_TASK_
Line by line, repeat the data below exactly, beginning at the first line and ending at the line with "t: 74, b: 71". Omit pictures.

_DATASET CONTENT_
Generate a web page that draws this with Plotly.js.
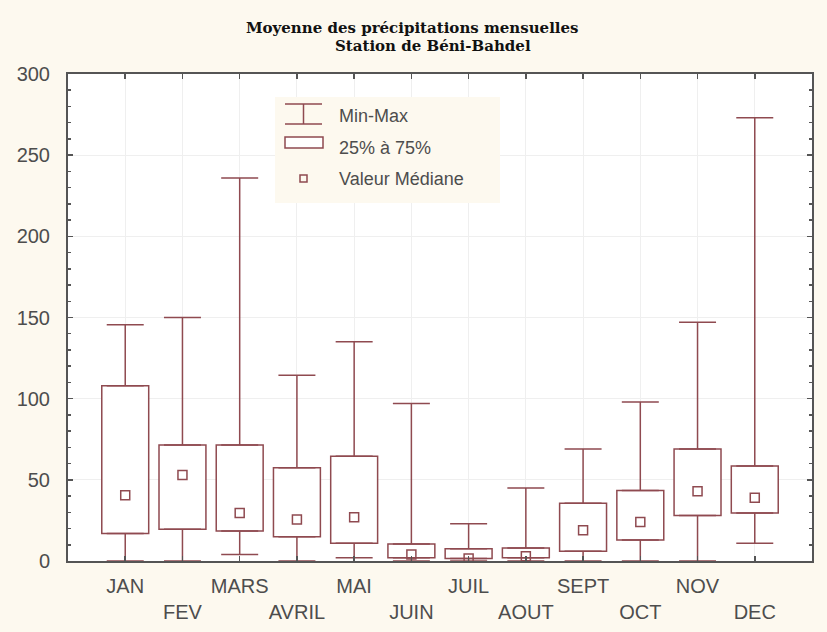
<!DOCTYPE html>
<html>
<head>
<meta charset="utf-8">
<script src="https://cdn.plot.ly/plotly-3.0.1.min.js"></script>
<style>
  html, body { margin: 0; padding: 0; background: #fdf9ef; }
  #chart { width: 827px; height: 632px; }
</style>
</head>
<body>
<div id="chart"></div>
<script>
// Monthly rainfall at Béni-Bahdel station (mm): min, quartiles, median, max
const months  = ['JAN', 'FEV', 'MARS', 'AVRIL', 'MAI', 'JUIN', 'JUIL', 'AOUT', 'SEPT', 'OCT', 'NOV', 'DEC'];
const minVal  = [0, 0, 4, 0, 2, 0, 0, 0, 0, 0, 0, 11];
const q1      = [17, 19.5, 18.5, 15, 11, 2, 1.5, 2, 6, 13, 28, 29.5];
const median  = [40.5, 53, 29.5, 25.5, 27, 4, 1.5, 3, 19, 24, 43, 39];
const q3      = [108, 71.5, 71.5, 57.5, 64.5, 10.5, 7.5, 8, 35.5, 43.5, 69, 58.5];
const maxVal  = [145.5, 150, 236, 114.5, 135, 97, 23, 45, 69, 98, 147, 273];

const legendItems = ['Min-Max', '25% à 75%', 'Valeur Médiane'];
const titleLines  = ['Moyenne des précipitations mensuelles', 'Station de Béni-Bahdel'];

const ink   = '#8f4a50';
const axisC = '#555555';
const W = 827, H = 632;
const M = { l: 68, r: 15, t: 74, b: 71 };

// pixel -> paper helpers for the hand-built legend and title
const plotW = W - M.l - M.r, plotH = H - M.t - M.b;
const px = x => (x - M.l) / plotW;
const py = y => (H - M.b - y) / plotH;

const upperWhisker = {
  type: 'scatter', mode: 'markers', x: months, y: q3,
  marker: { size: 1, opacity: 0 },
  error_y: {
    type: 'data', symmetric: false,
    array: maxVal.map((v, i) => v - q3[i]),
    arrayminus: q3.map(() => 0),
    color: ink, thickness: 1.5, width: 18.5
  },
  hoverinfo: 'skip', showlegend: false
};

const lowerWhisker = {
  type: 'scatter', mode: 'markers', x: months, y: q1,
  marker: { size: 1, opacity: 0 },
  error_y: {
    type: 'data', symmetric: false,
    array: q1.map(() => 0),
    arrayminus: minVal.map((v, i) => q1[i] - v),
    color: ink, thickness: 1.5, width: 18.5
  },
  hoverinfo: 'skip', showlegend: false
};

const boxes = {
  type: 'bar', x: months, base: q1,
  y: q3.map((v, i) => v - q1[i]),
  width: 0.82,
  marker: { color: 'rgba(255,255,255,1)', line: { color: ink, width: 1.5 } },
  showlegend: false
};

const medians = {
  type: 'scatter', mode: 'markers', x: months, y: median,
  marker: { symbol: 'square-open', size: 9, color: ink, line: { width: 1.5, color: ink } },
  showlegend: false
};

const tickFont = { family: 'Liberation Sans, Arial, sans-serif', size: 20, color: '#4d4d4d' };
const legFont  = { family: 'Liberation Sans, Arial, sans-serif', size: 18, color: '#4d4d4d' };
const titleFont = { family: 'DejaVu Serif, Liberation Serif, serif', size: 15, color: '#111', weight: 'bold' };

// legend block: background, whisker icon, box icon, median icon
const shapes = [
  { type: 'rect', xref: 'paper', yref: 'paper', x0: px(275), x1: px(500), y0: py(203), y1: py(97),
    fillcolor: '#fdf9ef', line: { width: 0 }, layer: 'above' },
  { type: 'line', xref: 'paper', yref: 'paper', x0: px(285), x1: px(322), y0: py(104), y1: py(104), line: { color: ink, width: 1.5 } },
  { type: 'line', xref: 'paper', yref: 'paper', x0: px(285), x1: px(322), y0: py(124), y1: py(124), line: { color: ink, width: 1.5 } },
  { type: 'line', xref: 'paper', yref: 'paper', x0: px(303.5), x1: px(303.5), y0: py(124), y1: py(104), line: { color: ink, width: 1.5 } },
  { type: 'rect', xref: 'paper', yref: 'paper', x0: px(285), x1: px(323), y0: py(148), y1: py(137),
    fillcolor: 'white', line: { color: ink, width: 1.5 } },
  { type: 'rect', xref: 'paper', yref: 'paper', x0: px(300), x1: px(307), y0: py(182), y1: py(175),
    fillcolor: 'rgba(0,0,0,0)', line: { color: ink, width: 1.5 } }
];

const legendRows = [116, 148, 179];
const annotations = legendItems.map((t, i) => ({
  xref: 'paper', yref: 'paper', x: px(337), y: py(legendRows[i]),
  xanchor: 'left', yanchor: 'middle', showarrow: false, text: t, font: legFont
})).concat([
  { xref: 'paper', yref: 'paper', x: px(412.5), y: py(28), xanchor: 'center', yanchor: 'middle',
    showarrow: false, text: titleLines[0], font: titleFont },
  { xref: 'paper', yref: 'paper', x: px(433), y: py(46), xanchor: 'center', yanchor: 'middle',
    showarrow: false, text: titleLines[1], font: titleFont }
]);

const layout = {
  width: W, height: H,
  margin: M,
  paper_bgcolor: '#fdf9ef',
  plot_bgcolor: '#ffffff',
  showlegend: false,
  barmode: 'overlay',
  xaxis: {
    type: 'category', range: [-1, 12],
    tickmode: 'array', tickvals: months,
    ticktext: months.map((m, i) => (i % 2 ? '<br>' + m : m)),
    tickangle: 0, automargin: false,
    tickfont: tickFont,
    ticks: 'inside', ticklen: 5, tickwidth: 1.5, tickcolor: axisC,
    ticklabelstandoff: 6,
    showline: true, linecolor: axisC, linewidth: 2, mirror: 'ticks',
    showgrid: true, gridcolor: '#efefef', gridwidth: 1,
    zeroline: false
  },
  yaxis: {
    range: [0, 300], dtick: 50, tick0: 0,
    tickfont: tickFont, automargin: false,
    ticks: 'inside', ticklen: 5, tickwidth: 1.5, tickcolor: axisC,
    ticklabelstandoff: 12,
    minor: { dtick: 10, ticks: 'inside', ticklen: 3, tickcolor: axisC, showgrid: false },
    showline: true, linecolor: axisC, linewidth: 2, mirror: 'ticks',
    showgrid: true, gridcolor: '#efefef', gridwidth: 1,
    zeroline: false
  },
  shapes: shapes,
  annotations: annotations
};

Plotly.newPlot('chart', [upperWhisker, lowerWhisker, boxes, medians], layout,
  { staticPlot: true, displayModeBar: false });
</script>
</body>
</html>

_OUTPUT OF THE EXERCISE_
Generate a web page that draws this with Plotly.js.
<!DOCTYPE html>
<html>
<head>
<meta charset="utf-8">
<script src="https://cdn.plot.ly/plotly-3.0.1.min.js"></script>
<style>
  html, body { margin: 0; padding: 0; background: #fdf9ef; }
  #chart { width: 827px; height: 632px; }
</style>
</head>
<body>
<div id="chart"></div>
<script>
// Monthly rainfall at Béni-Bahdel station (mm): min, quartiles, median, max
const months  = ['JAN', 'FEV', 'MARS', 'AVRIL', 'MAI', 'JUIN', 'JUIL', 'AOUT', 'SEPT', 'OCT', 'NOV', 'DEC'];
const minVal  = [0, 0, 4, 0, 2, 0, 0, 0, 0, 0, 0, 11];
const q1      = [17, 19.5, 18.5, 15, 11, 2, 1.5, 2, 6, 13, 28, 29.5];
const median  = [40.5, 53, 29.5, 25.5, 27, 4, 1.5, 3, 19, 24, 43, 39];
const q3      = [108, 71.5, 71.5, 57.5, 64.5, 10.5, 7.5, 8, 35.5, 43.5, 69, 58.5];
const maxVal  = [145.5, 150, 236, 114.5, 135, 97, 23, 45, 69, 98, 147, 273];

const legendItems = ['Min-Max', '25% à 75%', 'Valeur Médiane'];
const titleLines  = ['Moyenne des précipitations mensuelles', 'Station de Béni-Bahdel'];

const ink   = '#8f4a50';
const axisC = '#555555';
const W = 827, H = 632;
const M = { l: 68, r: 15, t: 74, b: 71 };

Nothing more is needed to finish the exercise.